The modern chess landscape, dominated by computer analysis and opening theory, paradoxically makes gambits like the Scotch more viable at amateur levels. Why? Because when everyone studies the same computer lines, deviating from theory and creating unique positions becomes an advantage. Your opponent can’t rely on memorized moves when the position on the board doesn’t match anything in their preparation.
The Verdict on Our Bad Boy
The Scotch Gambit won’t make you a grandmaster. It won’t single handedly win tournaments against prepared opposition. But it will teach you chess in a way that solid, respectable openings cannot. It forces you to calculate, to evaluate dynamic factors over static material, and to trust your tactical vision even when the computer raises its silicon eyebrows in disapproval.
Is it objectively the best way to play chess? Probably not. The computer prefers openings that maintain small advantages and grind opponents down through superior understanding. But chess isn’t played by computers, and humans need excitement to stay engaged and improve. The Scotch Gambit provides excitement.
The opening also builds confidence. There’s something empowering about sacrificing material and making it work. Each successful game reinforces the idea that calculation and activity can overcome material deficits, and this lesson carries over to other aspects of chess. Players become more willing to trust their tactical instincts and less afraid of positions that don’t conform to quiet positional norms.

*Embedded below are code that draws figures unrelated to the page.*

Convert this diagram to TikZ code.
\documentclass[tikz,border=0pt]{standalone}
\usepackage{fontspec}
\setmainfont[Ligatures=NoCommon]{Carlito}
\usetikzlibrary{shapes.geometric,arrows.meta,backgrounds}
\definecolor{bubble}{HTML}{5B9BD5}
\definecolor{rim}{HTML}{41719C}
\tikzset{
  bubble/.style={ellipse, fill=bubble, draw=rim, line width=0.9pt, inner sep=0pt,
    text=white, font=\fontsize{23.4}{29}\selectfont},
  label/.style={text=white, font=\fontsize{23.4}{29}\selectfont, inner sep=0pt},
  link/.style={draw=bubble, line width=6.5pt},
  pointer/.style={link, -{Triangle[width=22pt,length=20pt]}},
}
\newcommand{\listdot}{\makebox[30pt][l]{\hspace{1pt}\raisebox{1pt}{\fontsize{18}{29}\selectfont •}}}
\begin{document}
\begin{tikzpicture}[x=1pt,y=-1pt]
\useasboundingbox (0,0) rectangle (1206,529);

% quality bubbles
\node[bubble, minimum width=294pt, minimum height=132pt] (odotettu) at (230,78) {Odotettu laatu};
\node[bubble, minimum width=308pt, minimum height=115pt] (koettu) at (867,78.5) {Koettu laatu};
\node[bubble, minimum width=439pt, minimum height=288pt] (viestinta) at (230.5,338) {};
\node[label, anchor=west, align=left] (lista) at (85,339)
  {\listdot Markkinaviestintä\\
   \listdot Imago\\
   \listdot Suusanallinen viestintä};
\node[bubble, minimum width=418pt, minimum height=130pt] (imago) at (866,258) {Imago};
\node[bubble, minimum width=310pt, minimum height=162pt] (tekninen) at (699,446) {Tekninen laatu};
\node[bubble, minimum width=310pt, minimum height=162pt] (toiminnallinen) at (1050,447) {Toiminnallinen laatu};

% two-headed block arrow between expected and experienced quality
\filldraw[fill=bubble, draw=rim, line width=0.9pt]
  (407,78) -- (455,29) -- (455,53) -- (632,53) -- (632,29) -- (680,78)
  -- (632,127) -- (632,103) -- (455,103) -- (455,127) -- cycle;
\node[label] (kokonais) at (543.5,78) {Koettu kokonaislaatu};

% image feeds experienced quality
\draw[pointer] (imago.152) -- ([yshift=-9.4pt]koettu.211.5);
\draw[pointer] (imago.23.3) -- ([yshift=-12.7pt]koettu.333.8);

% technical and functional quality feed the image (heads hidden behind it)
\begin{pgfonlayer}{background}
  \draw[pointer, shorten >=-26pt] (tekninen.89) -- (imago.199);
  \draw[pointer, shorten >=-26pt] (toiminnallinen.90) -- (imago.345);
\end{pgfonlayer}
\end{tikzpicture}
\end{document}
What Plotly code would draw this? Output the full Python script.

For players who love tactics, who want faster improvement, or who simply enjoy the thrill of attacking chess, the Scotch Gambit delivers. It’s not the safest path or the most theoretically sound. But it’s fun, educational, and effective against the vast majority of opposition you’ll face over the board.
Will you master it? That depends on your dedication and tactical ability. But if you give it a fair chance, this bad boy of the chess opening world might just teach you more about the game than a lifetime of safe, solid, respectable openings ever could. Sometimes the best teacher is the one who pushes you into the deep end and forces you to learn to swim.
The Scotch Gambit pushes. The question is whether you’re ready to swim.